Nothing in the data should change when you return it, but leave the pictures out.
[Start of Dataset content]
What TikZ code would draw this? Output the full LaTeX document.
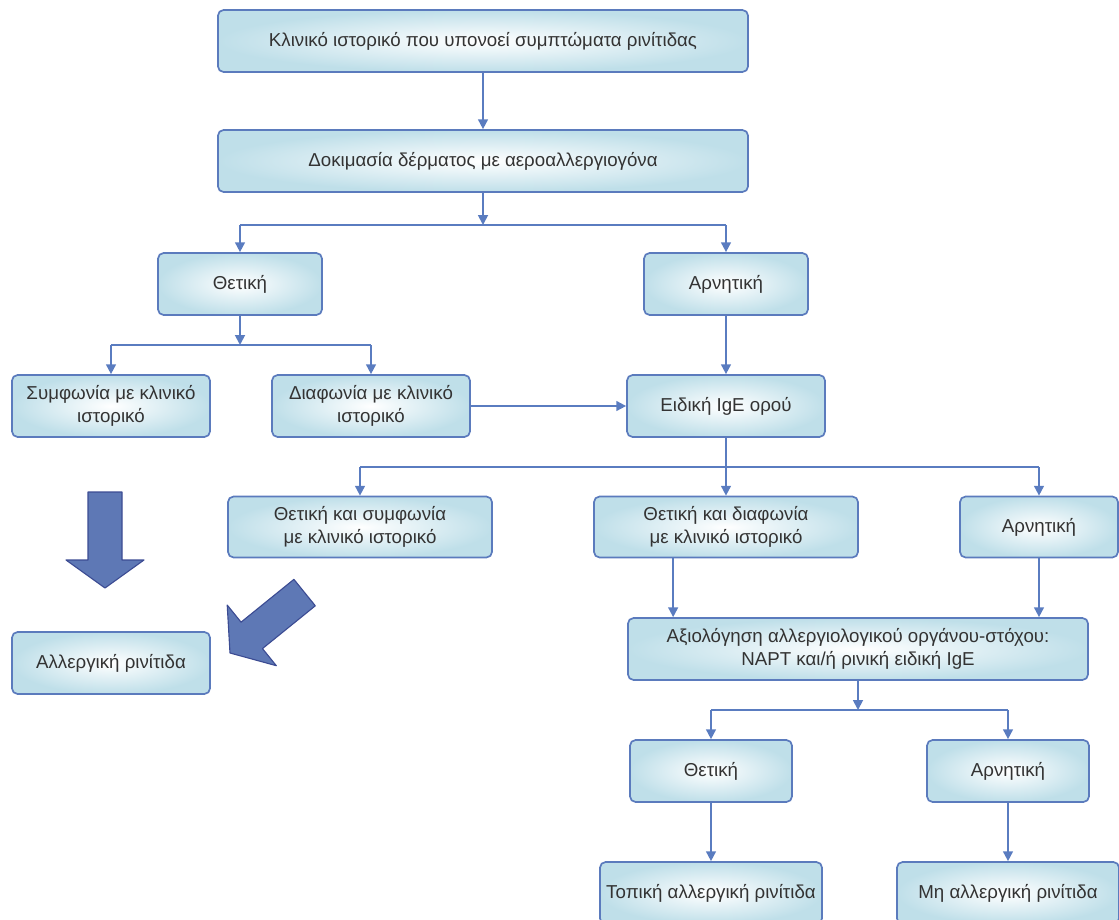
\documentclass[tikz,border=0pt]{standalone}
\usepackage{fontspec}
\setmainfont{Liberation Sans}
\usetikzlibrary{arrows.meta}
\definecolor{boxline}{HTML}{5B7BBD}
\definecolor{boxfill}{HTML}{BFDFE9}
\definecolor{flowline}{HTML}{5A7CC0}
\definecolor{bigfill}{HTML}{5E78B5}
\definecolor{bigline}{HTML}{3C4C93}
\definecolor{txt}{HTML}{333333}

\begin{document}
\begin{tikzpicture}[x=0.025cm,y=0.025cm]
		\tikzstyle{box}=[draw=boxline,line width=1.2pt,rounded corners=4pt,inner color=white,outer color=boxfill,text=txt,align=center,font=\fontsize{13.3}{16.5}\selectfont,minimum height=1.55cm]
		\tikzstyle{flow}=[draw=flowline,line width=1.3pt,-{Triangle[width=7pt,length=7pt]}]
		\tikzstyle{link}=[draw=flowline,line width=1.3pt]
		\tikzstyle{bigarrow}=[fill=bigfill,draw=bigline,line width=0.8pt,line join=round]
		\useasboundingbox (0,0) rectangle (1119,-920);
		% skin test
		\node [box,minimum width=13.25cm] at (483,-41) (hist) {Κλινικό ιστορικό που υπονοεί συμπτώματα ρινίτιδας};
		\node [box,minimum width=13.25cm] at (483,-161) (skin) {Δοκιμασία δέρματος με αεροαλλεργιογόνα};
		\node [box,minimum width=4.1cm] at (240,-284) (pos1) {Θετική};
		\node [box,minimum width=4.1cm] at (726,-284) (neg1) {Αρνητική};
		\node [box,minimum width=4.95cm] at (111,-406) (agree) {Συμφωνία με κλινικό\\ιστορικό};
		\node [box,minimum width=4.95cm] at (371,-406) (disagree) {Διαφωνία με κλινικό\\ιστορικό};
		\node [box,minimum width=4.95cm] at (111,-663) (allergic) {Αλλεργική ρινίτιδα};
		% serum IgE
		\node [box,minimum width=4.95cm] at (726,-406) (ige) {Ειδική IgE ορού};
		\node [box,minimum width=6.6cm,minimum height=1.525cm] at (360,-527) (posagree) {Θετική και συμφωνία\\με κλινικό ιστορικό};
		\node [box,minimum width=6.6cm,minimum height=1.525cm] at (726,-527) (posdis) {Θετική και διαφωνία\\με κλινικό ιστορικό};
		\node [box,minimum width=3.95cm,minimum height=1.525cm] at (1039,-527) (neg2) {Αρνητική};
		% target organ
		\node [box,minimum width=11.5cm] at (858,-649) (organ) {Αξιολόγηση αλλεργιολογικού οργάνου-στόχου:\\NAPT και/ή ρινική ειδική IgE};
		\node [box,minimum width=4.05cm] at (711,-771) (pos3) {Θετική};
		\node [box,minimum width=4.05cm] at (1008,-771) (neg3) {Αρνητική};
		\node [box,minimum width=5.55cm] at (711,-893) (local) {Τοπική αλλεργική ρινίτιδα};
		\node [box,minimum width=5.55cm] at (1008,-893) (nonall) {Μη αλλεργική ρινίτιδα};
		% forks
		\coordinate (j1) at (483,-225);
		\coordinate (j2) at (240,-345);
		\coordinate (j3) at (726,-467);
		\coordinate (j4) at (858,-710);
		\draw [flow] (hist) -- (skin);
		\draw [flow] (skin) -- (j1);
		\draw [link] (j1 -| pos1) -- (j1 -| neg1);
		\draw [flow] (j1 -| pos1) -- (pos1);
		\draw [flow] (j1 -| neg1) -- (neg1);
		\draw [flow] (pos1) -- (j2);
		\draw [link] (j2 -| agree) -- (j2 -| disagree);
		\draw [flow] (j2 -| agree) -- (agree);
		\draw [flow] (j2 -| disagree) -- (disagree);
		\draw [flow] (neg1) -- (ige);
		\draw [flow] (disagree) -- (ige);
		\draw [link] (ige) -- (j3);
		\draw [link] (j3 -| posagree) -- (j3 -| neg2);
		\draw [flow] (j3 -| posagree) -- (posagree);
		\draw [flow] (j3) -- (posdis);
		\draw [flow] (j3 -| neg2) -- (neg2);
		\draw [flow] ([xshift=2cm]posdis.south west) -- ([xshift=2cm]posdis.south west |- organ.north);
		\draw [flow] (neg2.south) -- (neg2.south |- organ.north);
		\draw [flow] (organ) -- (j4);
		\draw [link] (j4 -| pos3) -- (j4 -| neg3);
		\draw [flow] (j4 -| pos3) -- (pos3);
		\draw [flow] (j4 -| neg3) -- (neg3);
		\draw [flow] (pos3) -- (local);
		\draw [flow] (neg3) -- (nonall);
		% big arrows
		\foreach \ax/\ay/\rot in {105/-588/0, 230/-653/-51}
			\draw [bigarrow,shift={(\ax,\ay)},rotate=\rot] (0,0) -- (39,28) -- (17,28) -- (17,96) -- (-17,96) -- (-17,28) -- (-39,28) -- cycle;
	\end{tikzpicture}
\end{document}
[End of Dataset content]
## [Correct result]
What TikZ code would draw this? Output the full LaTeX document.
\documentclass[tikz,border=0pt]{standalone}
\usepackage{fontspec}
\setmainfont{Liberation Sans}
\usetikzlibrary{arrows.meta}
\definecolor{boxline}{HTML}{5B7BBD}
\definecolor{boxfill}{HTML}{BFDFE9}
\definecolor{flowline}{HTML}{5A7CC0}
\definecolor{bigfill}{HTML}{5E78B5}
\definecolor{bigline}{HTML}{3C4C93}
\definecolor{txt}{HTML}{333333}

\begin{document}
\begin{tikzpicture}[x=0.025cm,y=0.025cm]
		\tikzstyle{box}=[draw=boxline,line width=1.2pt,rounded corners=4pt,inner color=white,outer color=boxfill,text=txt,align=center,font=\fontsize{13.3}{16.5}\selectfont,minimum height=1.55cm]
		\tikzstyle{flow}=[draw=flowline,line width=1.3pt,-{Triangle[width=7pt,length=7pt]}]
		\tikzstyle{link}=[draw=flowline,line width=1.3pt]
		\tikzstyle{bigarrow}=[fill=bigfill,draw=bigline,line width=0.8pt,line join=round]
		\useasboundingbox (0,0) rectangle (1119,-920);
		% skin test
		\node [box,minimum width=13.25cm] at (483,-41) (hist) {Κλινικό ιστορικό που υπονοεί συμπτώματα ρινίτιδας};
		\node [box,minimum width=13.25cm] at (483,-161) (skin) {Δοκιμασία δέρματος με αεροαλλεργιογόνα};
		\node [box,minimum width=4.1cm] at (240,-284) (pos1) {Θετική};
		\node [box,minimum width=4.1cm] at (726,-284) (neg1) {Αρνητική};
		\node [box,minimum width=4.95cm] at (111,-406) (agree) {Συμφωνία με κλινικό\\ιστορικό};
		\node [box,minimum width=4.95cm] at (371,-406) (disagree) {Διαφωνία με κλινικό\\ιστορικό};
		\node [box,minimum width=4.95cm] at (111,-663) (allergic) {Αλλεργική ρινίτιδα};
		% serum IgE
		\node [box,minimum width=4.95cm] at (726,-406) (ige) {Ειδική IgE ορού};
		\node [box,minimum width=6.6cm,minimum height=1.525cm] at (360,-527) (posagree) {Θετική και συμφωνία\\με κλινικό ιστορικό};
		\node [box,minimum width=6.6cm,minimum height=1.525cm] at (726,-527) (posdis) {Θετική και διαφωνία\\με κλινικό ιστορικό};
		\node [box,minimum width=3.95cm,minimum height=1.525cm] at (1039,-527) (neg2) {Αρνητική};
		% target organ
		\node [box,minimum width=11.5cm] at (858,-649) (organ) {Αξιολόγηση αλλεργιολογικού οργάνου-στόχου:\\NAPT και/ή ρινική ειδική IgE};
		\node [box,minimum width=4.05cm] at (711,-771) (pos3) {Θετική};
		\node [box,minimum width=4.05cm] at (1008,-771) (neg3) {Αρνητική};
		\node [box,minimum width=5.55cm] at (711,-893) (local) {Τοπική αλλεργική ρινίτιδα};
		\node [box,minimum width=5.55cm] at (1008,-893) (nonall) {Μη αλλεργική ρινίτιδα};
		% forks
		\coordinate (j1) at (483,-225);
		\coordinate (j2) at (240,-345);
		\coordinate (j3) at (726,-467);
		\coordinate (j4) at (858,-710);
		\draw [flow] (hist) -- (skin);
		\draw [flow] (skin) -- (j1);
		\draw [link] (j1 -| pos1) -- (j1 -| neg1);
		\draw [flow] (j1 -| pos1) -- (pos1);
		\draw [flow] (j1 -| neg1) -- (neg1);
		\draw [flow] (pos1) -- (j2);
		\draw [link] (j2 -| agree) -- (j2 -| disagree);
		\draw [flow] (j2 -| agree) -- (agree);
		\draw [flow] (j2 -| disagree) -- (disagree);
		\draw [flow] (neg1) -- (ige);
		\draw [flow] (disagree) -- (ige);
		\draw [link] (ige) -- (j3);
		\draw [link] (j3 -| posagree) -- (j3 -| neg2);
		\draw [flow] (j3 -| posagree) -- (posagree);
		\draw [flow] (j3) -- (posdis);
		\draw [flow] (j3 -| neg2) -- (neg2);
		\draw [flow] ([xshift=2cm]posdis.south west) -- ([xshift=2cm]posdis.south west |- organ.north);
		\draw [flow] (neg2.south) -- (neg2.south |- organ.north);
		\draw [flow] (organ) -- (j4);
		\draw [link] (j4 -| pos3) -- (j4 -| neg3);
		\draw [flow] (j4 -| pos3) -- (pos3);
		\draw [flow] (j4 -| neg3) -- (neg3);
		\draw [flow] (pos3) -- (local);
		\draw [flow] (neg3) -- (nonall);
		% big arrows
		\foreach \ax/\ay/\rot in {105/-588/0, 230/-653/-51}
			\draw [bigarrow,shift={(\ax,\ay)},rotate=\rot] (0,0) -- (39,28) -- (17,28) -- (17,96) -- (-17,96) -- (-17,28) -- (-39,28) -- cycle;
	\end{tikzpicture}
\end{document}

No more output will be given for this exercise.